Poi, arriva la musica: un indie-folk crepuscolare, carico di un pathos fumoso, quasi scostante nel suo raccontarci di una “guerra nel tempo che disprezza il tempo/ in questa terra che promette terre” (“Guerre”). Un folk in cui le liriche evocano immagini precise, ma che, nondimeno, si lasciano leggere su più livelli. Il “Nero Deserto”, allora, non è solo quello delle “povere vittime della circostanza”, ma anche quello in cui “l’inferno dei vivi” si mette a processare i “nostri sogni”.
La tradizione dell’”impegno” rivive, dunque, in queste tracce costruite con la meraviglia del poco, tra linee minimali di pianoforte, soporiferi umori jazzy (è il caso della pensosa “Cara Mia Patria”) e profumi mediorientali (“Occhi immensi”).

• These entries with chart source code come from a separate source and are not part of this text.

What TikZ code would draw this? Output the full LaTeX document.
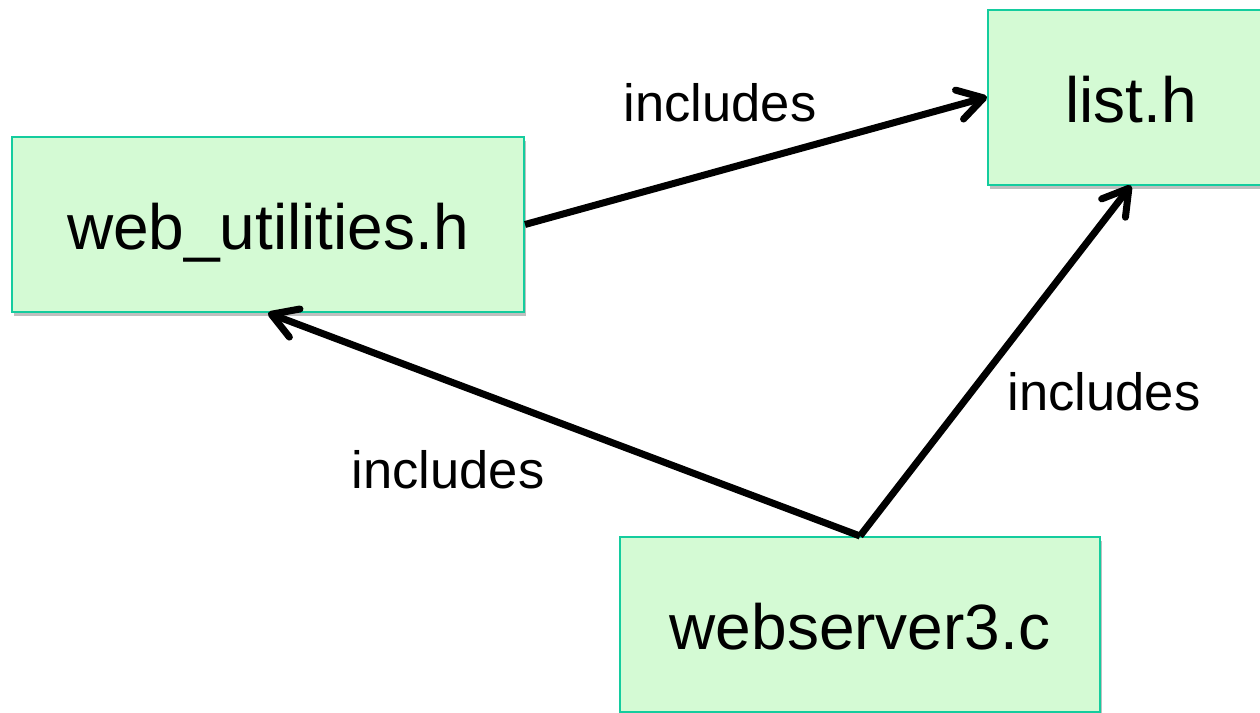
\documentclass[tikz,border=0pt]{standalone}
\usepackage{fontspec}
\setmainfont{Liberation Sans}
\usetikzlibrary{arrows.meta,shadows}
\definecolor{boxfill}{HTML}{D4FAD4}
\definecolor{boxline}{HTML}{14CC9E}
\begin{document}
\begin{tikzpicture}[x=1pt,y=-1pt,
  filebox/.style={draw=boxline,fill=boxfill,line width=2pt,minimum width=#1,minimum height=175pt,
    inner sep=0pt,text height=50pt,text depth=0pt,font=\fontsize{64}{64}\selectfont,
    drop shadow={shadow xshift=2pt,shadow yshift=-4pt,opacity=0.25,fill=black}},
  lbl/.style={font=\fontsize{52.5}{52.5}\selectfont,inner sep=0pt},
  inc/.style={line width=7pt,-{Straight Barb[length=25pt,width=30pt,line cap=round,line join=round]}}]
\useasboundingbox (0,0) rectangle (1260,712);
\clip (0,0) rectangle (1260,712);
\node[filebox=512pt] (wu) at (268,224.5) {web\_utilities.h};
\node[filebox=286pt] (lh) at (1131,97) {list.h};
\node[filebox=480pt] (ws) at (860,624.5) {webserver3.c};
\draw[inc] (wu.east) -- (lh.west);
\draw[inc] (ws.north) -- (lh.south);
\draw[inc] (ws.north) -- (wu.south);
\node[lbl] (l1) at (720,103) {includes};
\node[lbl] (l2) at (1104,392) {includes};
\node[lbl] (l3) at (448,470) {includes};
\end{tikzpicture}
\end{document}
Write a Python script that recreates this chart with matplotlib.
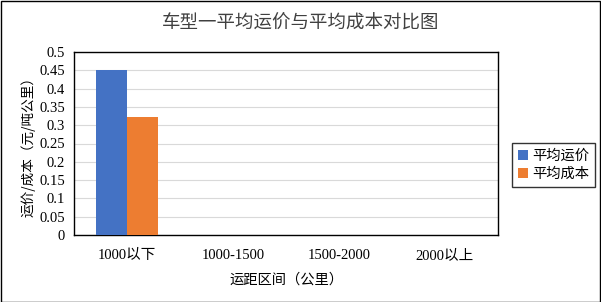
import matplotlib
matplotlib.use("Agg")
import matplotlib.pyplot as plt
import numpy as np
from matplotlib.patches import Rectangle

categories = ["1000以下", "1000-1500", "1500-2000", "2000以上"]
avg_price = [0.45, 0, 0, 0]
avg_cost = [0.322, 0, 0, 0]
series_names = ["平均运价", "平均成本"]
yticks = [0, 0.05, 0.1, 0.15, 0.2, 0.25, 0.3, 0.35, 0.4, 0.45, 0.5]
ytick_labels = ["0", "0.05", "0.1", "0.15", "0.2", "0.25", "0.3", "0.35", "0.4", "0.45", "0.5"]

fam = ["Liberation Serif", "Noto Sans CJK SC"]
cjk = ["Noto Sans CJK SC", "DejaVu Sans"]

fig = plt.figure(figsize=(6.01, 3.02), dpi=100)
fig.patch.set_facecolor("white")
fig.add_artist(Rectangle((0.5/601, 0.5/302), 1 - 1.5/601, 1 - 1.5/302, transform=fig.transFigure,
                         fill=False, edgecolor="black", linewidth=1))

ax = fig.add_axes([74/601, 1 - 235/302, 424/601, 183/302])
x = np.arange(len(categories))
w = 0.29
ax.bar(x - w/2, avg_price, w, color="#4472C4", label=series_names[0], zorder=3)
ax.bar(x + w/2, avg_cost, w, color="#ED7D31", label=series_names[1], zorder=3)
ax.set_xlim(-0.5, len(categories) - 0.5)
ax.set_ylim(0, 0.5)
ax.set_yticks(yticks)
ax.set_yticklabels(ytick_labels, fontfamily=fam, fontsize=10.5)
ax.set_xticks(x)
ax.set_xticklabels(categories, fontfamily=fam, fontsize=10.5)
ax.tick_params(length=0)
ax.tick_params(axis="x", pad=10)
ax.tick_params(axis="y", pad=6.5)
ax.grid(axis="y", color="#D9D9D9", linewidth=0.8, zorder=0)
for s in ax.spines.values():
    s.set_color("black")
    s.set_linewidth(1)

ax.set_xlabel("运距区间（公里）", fontfamily=cjk, fontsize=10.3, labelpad=8)
ax.set_ylabel("运价/成本（元/吨公里）", fontfamily=cjk, fontsize=9.8, labelpad=2.5)
fig.text(0.5, 1 - 24/302, "车型一平均运价与平均成本对比图", ha="center", va="center",
         fontfamily=cjk, fontsize=13.3, color="#404040")

leg = fig.legend(loc="center left", bbox_to_anchor=(512/601, 1 - 165/302),
                 prop={"family": cjk, "size": 10.3}, frameon=True, fancybox=False,
                 edgecolor="black", handlelength=0.7, handleheight=0.7, handletextpad=0.3,
                 borderpad=0.4, labelspacing=0.3, borderaxespad=0)
leg.get_frame().set_linewidth(1)

fig.savefig("out.png", dpi=100, facecolor="white")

Tutto appare ben calibrato, piuttosto curato nei dettagli, anche se, alla lunga, il disco risulta essere un tantino costipato, quasi costretto a non dire tutto quello che c’era da dire, tanto che, troppo spesso, la musica, più che inseguire, per evocazione, le parole, finisce per restare schiacciata sotto il peso icastico delle stesse: caso “estremo”, la logorroica title track, che sembra voler riassumere tutti gli umori e le emozioni di un disco ben fatto, ma non ancora degno di andare oltre una pur meritatissima sufficienza.